What a great tip Shari! I always love getting your daily drawing in the mail!
Thanks Tracey. Glad you find that one useful. I will never forget it.
I had never thought about that. Great tip and great drawing!
thanks Micah!
Nice! Reminded me of Mike Nesmith (…showing my age).
One of those examples of figure drawing with not much figure. But I like the cropping and I like the quick little studies of both the trouser leg/boot and the head-wear (which we call a “beanie”).
This was one I didn’t have to google so what does that say?
The leg was one of the parts that stayed the same so I was able to go back to it.
Here we call the headwear a tuque.
Interesting name for a beanie. Which is pronounced…? Tuck, took, teak, too-que?
The last one is right.
Hi Shari,
Have you ever thought of compiling your posts in a book like Carol Marine does each year ? I’d buy it in a minute!

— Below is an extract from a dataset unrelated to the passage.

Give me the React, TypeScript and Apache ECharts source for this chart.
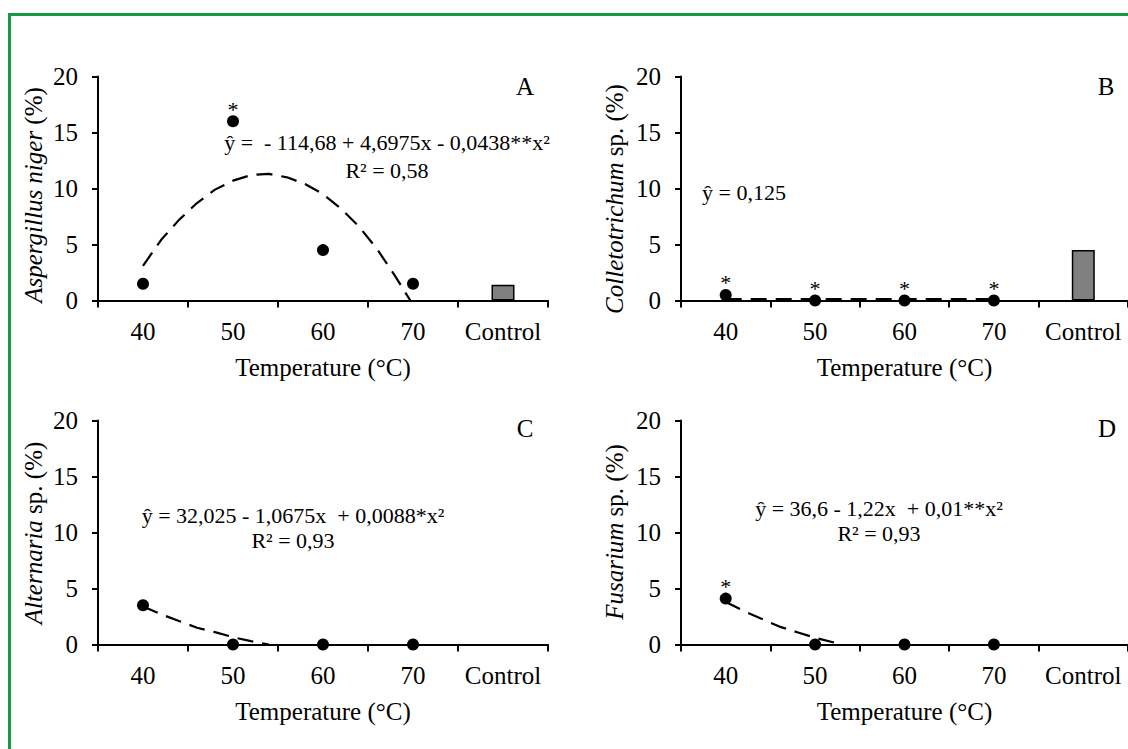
import React, { useEffect, useRef } from 'react';
import * as echarts from 'echarts';

// ---------- data ----------
const categories = ['40', '50', '60', '70', 'Control'];
const xAxisTitle = 'Temperature (°C)';

// Panel A – Aspergillus niger
const aPoints = [1.5, 16.0, 4.5, 1.5];
const aStars = [false, true, false, false];
const aControl = 1.4;
const aCurveX = [40, 42, 44, 46, 48, 50, 52, 54, 56, 58, 60, 62, 64, 66, 68, 69.7];
const aCurveY = [3.1, 5.4, 7.2, 8.7, 9.9, 10.7, 11.2, 11.3, 11.0, 10.4, 9.5, 8.2, 6.6, 4.6, 2.2, 0];
const aEquation = ['ŷ =  - 114,68 + 4,6975x - 0,0438**x²', 'R² = 0,58'];

// Panel B – Colletotrichum sp.
const bPoints = [0.5, 0, 0, 0];
const bStars = [true, true, true, true];
const bControl = 4.5;
const bCurveX = [40, 70];
const bCurveY = [0.125, 0.125];
const bEquation = ['ŷ = 0,125'];

// Panel C – Alternaria sp.
const cPoints = [3.5, 0, 0, 0];
const cStars = [false, false, false, false];
const cControl = null;
const cCurveX = [40, 42, 44, 46, 48, 50, 52, 54];
const cCurveY = [3.4, 2.7, 2.1, 1.5, 1.1, 0.65, 0.3, 0];
const cEquation = ['ŷ = 32,025 - 1,0675x  + 0,0088*x²', 'R² = 0,93'];

// Panel D – Fusarium sp.
const dPoints = [4.1, 0, 0, 0];
const dStars = [true, false, false, false];
const dControl = null;
const dCurveX = [40, 42, 44, 46, 48, 50, 52, 53];
const dCurveY = [3.8, 3.0, 2.3, 1.6, 1.1, 0.6, 0.2, 0];
const dEquation = ['ŷ = 36,6 - 1,22x  + 0,01**x²', 'R² = 0,93'];

const panelLetters = ['A', 'B', 'C', 'D'];
const yNamesItalic = ['Aspergillus niger', 'Colletotrichum', 'Alternaria', 'Fusarium'];
const yNamesPlain = [' (%)', ' sp. (%)', ' sp. (%)', ' sp. (%)'];

// ---------- layout ----------
const FONT = 'Liberation Serif';
const layout = [
  { left: 98, top: 76.5, nameX: 33, nameY: 195, letterX: 525, letterY: 86, eqX: 387, eqY: [142, 170] },
  { left: 681, top: 76.5, nameX: 614, nameY: 199, letterX: 1106, letterY: 86, eqX: 744, eqY: [192] },
  { left: 98, top: 420.5, nameX: 33, nameY: 533, letterX: 525, letterY: 428, eqX: 293, eqY: [515, 540] },
  { left: 681, top: 420.5, nameX: 614, nameY: 532, letterX: 1107, letterY: 428, eqX: 879, eqY: [508, 533] },
];

const panelData = [
  { points: aPoints, stars: aStars, control: aControl, cx: aCurveX, cy: aCurveY, eq: aEquation },
  { points: bPoints, stars: bStars, control: bControl, cx: bCurveX, cy: bCurveY, eq: bEquation },
  { points: cPoints, stars: cStars, control: cControl, cx: cCurveX, cy: cCurveY, eq: cEquation },
  { points: dPoints, stars: dStars, control: dControl, cx: dCurveX, cy: dCurveY, eq: dEquation },
];

function buildOption() {
  const grid: any[] = [];
  const xAxis: any[] = [];
  const yAxis: any[] = [];
  const series: any[] = [];
  const graphic: any[] = [];

  graphic.push({
    type: 'rect',
    shape: { x: 9.5, y: 14.5, width: 1300, height: 900 },
    style: { fill: 'none', stroke: '#139a43', lineWidth: 3 },
    z: 100,
  });

  layout.forEach((L, i) => {
    const d = panelData[i];
    grid.push({ left: L.left, top: L.top, width: 450, height: 224, containLabel: false });
    xAxis.push({
      type: 'category',
      gridIndex: i,
      data: categories,
      boundaryGap: true,
      axisLine: { show: true, lineStyle: { color: '#000', width: 2 } },
      axisTick: { show: true, length: 7, interval: 0, lineStyle: { color: '#000', width: 2 } },
      axisLabel: { color: '#000', fontSize: 25, fontFamily: FONT, margin: 18, interval: 0 },
      name: xAxisTitle,
      nameLocation: 'middle',
      nameGap: 54,
      nameTextStyle: { color: '#000', fontSize: 25, fontFamily: FONT },
      splitLine: { show: false },
    });
    xAxis.push({
      type: 'value',
      gridIndex: i,
      min: 35,
      max: 85,
      show: false,
      splitLine: { show: false },
    });
    yAxis.push({
      type: 'value',
      gridIndex: i,
      min: 0,
      max: 20,
      interval: 5,
      axisLine: { show: true, lineStyle: { color: '#000', width: 2 } },
      axisTick: { show: true, length: 6, lineStyle: { color: '#000', width: 2 } },
      axisLabel: { color: '#000', fontSize: 25, fontFamily: FONT, margin: 20 },
      splitLine: { show: false },
    });

    // regression curve
    series.push({
      type: 'line',
      xAxisIndex: 2 * i + 1,
      yAxisIndex: i,
      data: d.cx.map((x, k) => [x, d.cy[k]]),
      symbol: 'none',
      smooth: false,
      lineStyle: { color: '#000', width: 2.2, type: [16, 9] },
      z: 2,
    });

    // control bar
    if (d.control !== null) {
      series.push({
        type: 'bar',
        xAxisIndex: 2 * i,
        yAxisIndex: i,
        data: [...d.points.map(() => '-'), d.control],
        barWidth: 23,
        itemStyle: { color: '#808080', borderColor: '#000', borderWidth: 1.5, opacity: 1 },
        z: 3,
      });
    }

    // observed points
    series.push({
      type: 'scatter',
      xAxisIndex: 2 * i,
      yAxisIndex: i,
      symbol: 'circle',
      symbolSize: 12,
      itemStyle: { color: '#000', opacity: 1 },
      data: [
        ...d.points.map((v, k) =>
          d.stars[k] ? { value: v, label: { show: true } } : { value: v }
        ),
        '-',
      ],
      label: {
        show: false,
        formatter: '*',
        position: 'top',
        distance: 0,
        offset: [0, 5],
        color: '#000',
        fontSize: 22,
        fontFamily: FONT,
      },
      z: 4,
    });

    // y axis name
    graphic.push({
      type: 'text',
      x: L.nameX,
      y: L.nameY,
      rotation: Math.PI / 2,
      style: {
        text: `{i|${yNamesItalic[i]}}{n|${yNamesPlain[i]}}`,
        rich: {
          i: { fontStyle: 'italic', fontSize: 25, fontFamily: FONT, fill: '#000' },
          n: { fontSize: 25, fontFamily: FONT, fill: '#000' },
        },
        fontSize: 25,
        fontFamily: FONT,
        fill: '#000',
        align: 'center',
        verticalAlign: 'middle',
      },
    });

    // panel letter
    graphic.push({
      type: 'text',
      x: L.letterX,
      y: L.letterY,
      style: {
        text: panelLetters[i],
        fontSize: 25,
        fontFamily: FONT,
        fill: '#000',
        align: 'center',
        verticalAlign: 'middle',
      },
    });

    // equation lines
    d.eq.forEach((line, k) => {
      graphic.push({
        type: 'text',
        x: L.eqX,
        y: L.eqY[k],
        style: {
          text: line,
          fontSize: 22,
          fontFamily: FONT,
          fill: '#000',
          align: 'center',
          verticalAlign: 'middle',
        },
      });
    });
  });

  return {
    animation: false,
    backgroundColor: '#ffffff',
    textStyle: { fontFamily: FONT },
    grid,
    xAxis,
    yAxis,
    series,
    graphic,
  };
}

export default function App() {
  const ref = useRef<HTMLDivElement>(null);
  useEffect(() => {
    if (!ref.current) return;
    const chart = echarts.init(ref.current, undefined, { renderer: 'svg' });
    chart.setOption(buildOption() as any);
    return () => {
      chart.dispose();
    };
  }, []);
  return (
    <div
      ref={ref}
      style={{ position: 'absolute', left: 0, top: 0, width: 1128, height: 749, background: '#fff' }}
    />
  );
}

Today’s tip was helpful, hit me on the head, but it hadn’t occurred to me that the half-finished ones are just as important as the finished ones.
Thanks
Tracey
Tracey Mardon
(780)433-5139
email: tracey@traceymardon.com
website: http://traceymardon.com
blog: http://traceymardon.blogspot.com/
“Winter is an etching, spring a watercolor, summer an oil painting and autumn a mosaic of them all.” Stanley Horowitz
I have thought about it many times Tracey and I will have a look at what Carol does. I have a full-time job so I am always daunted by these big projects but maybe I can find an easy way to do it. Thanks for giving me a little push.
It´s true !
Yes!
Such a helpful tip–thank you for sharing. I wish I could watch you in action, as I could learn so much from you!
Glad it was useful Kari!
Very true; a major skill of urban sketching of people is predictability – not that anything is ever guaranteed in this realm, but if you frequent a place enough times and study the common patterns of the people there, then you know whom to take the risk of time on. This is how I have a general idea of whom to sketch on the Metro trains here in Washington, DC.
You are the king of this type of sketching Jason!